I took a redeye out of SFO and landed in BOS at 7:30am EST. I got into a cab with a driver who kept bugging me about paying cash even though I insisted I wanted to pay with my credit card. I arrived at 1 Oxford St., Cambridge, MA. at 8:15am for Libre Planet 2010. Needless to say, I was a bit tired already.

Leslie arrived later in the morning and we spent some time catching up. I reviewed the agenda for the weekend, saw the introduction, and stuck around for the Intro to the Command Line class. Having just announced accepted orgs for Google Summer of Code™ 2010, I was still responding to emails and trying to fix problems where we found them.

I met Selena very early in the day. We spent some time standing outside Hall D and charging our laptops, making presentations, and gabbing. Unfortunately my brain was slowly shutting down from lack of sleep and a bit of stress from the previous days. I decided to stay for a few more hours and then left after lunch. I checked into my hotel and got some sleep. I left the hotel feeling significantly more human than when I went into it.

Dinner with the Women of Free Software was great. I met some amazing women who are really doing some great things for free software and the community as a whole right now. I'm really looking forward to seeing them again and working with them on all manner of topics. I went to bed on Friday night thoroughly excited about the opportunities now presenting themselves for me.

Saturday was full of some great topics. Discussions throughout the weekend ranged from "should you pro-actively justify your use of proprietary software or hardware if you have an arm of your business that advertises its use of free software" to "what is the best way to get yourself recognized for your contributions to the community without the use of a patent?"

I think the best topics came on Sunday, though. Deb had arranged an entire track of topics on Sunday related to Women in Free Software and I found it incredibly useful. Selena did a talk on "50 Ways to Love Your Project" and I am now tempted to ask her if I can crib some of the presentation because it was so wonderful. I think encouraging people to give back to FOSS in more ways than just coding is really important if we want to continue to build the community.

Most important of all, though, I spent some time really thinking about how I feel about all these issues of privacy, freedom, and open now that I am apart of the community. It was a great learning experience for me and I hope to get to go back next year.

Tuesday, March 16, 2010

Making My Way in Open Source

I have to admit, I didn't plan to be here right now.
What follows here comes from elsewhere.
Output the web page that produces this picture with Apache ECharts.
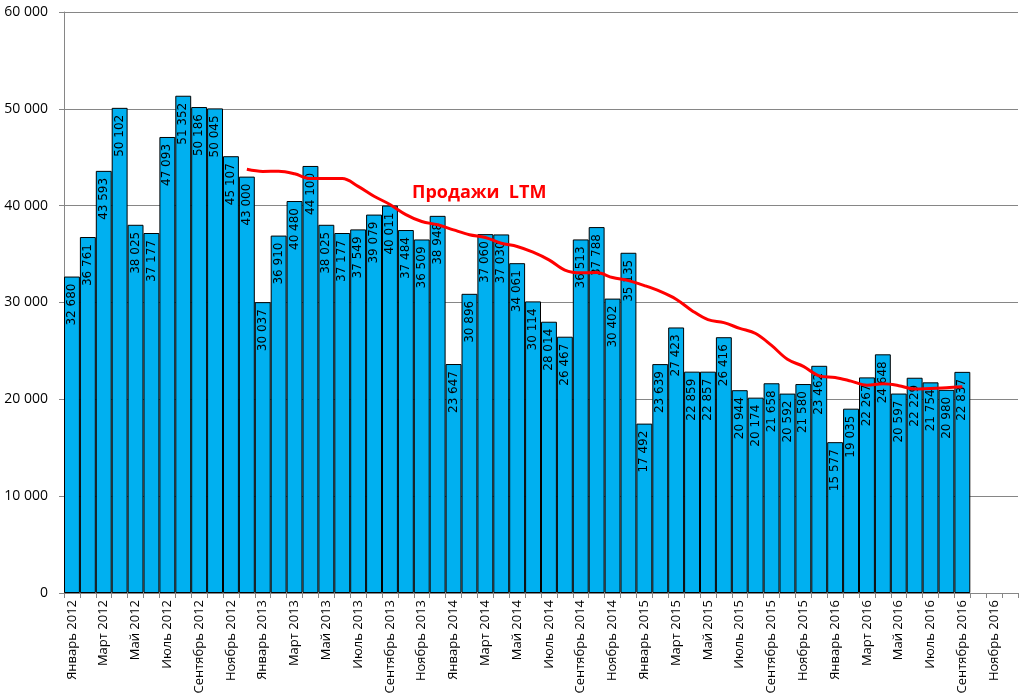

I spent a couple minutes a couple years ago looking around jobs at Google that random people were doing and came across the Summer of Code program. I knew that Summer of Code happened, vaguely, somewhere in the regions of Google I Didn't Participate In. I thought it was an amazing program, an amazing group of people, and not something I would ever get to participate in first-hand. Little did I know.

Around the same time I met another amazing guy named Rob Kaye of the MusicBrainz project. We saw each other in some of the same social circles but never really talked business. He knew I worked at Google, I knew he worked at Open Source, it was just one of those things.

Rob came to me a few months ago and said he'd lost the Treasurer and Secretary of his BOD. Would I like to do it? Sure, I said. I had experience as a project manager and an admin, so taking notes, getting people to do stuff, and running numbers was really up my alley. It was a fortuitous move - just around the same time I had a lunch with Leslie Hawthorn on a whim.

Talking to Leslie made me so excited. It got me back into the mindset of "I want to change the world and I just need to figure out how" and here was my opportunity. The more I learned about Open Source the more I felt like I could change the world. I really wanted to join the team. I told Leslie that and came and sat on her couch in Mountain View to prove my devotion to the cause.

Now I'm here and just the experiences I had in the last couple months in the midst of my transition to the team have been outstanding. The people I've met, the emails I've received, the happiness and the thankfulness of the community is just astounding. If I can give these people a fraction of what they've already given me I will have changed at least my own world.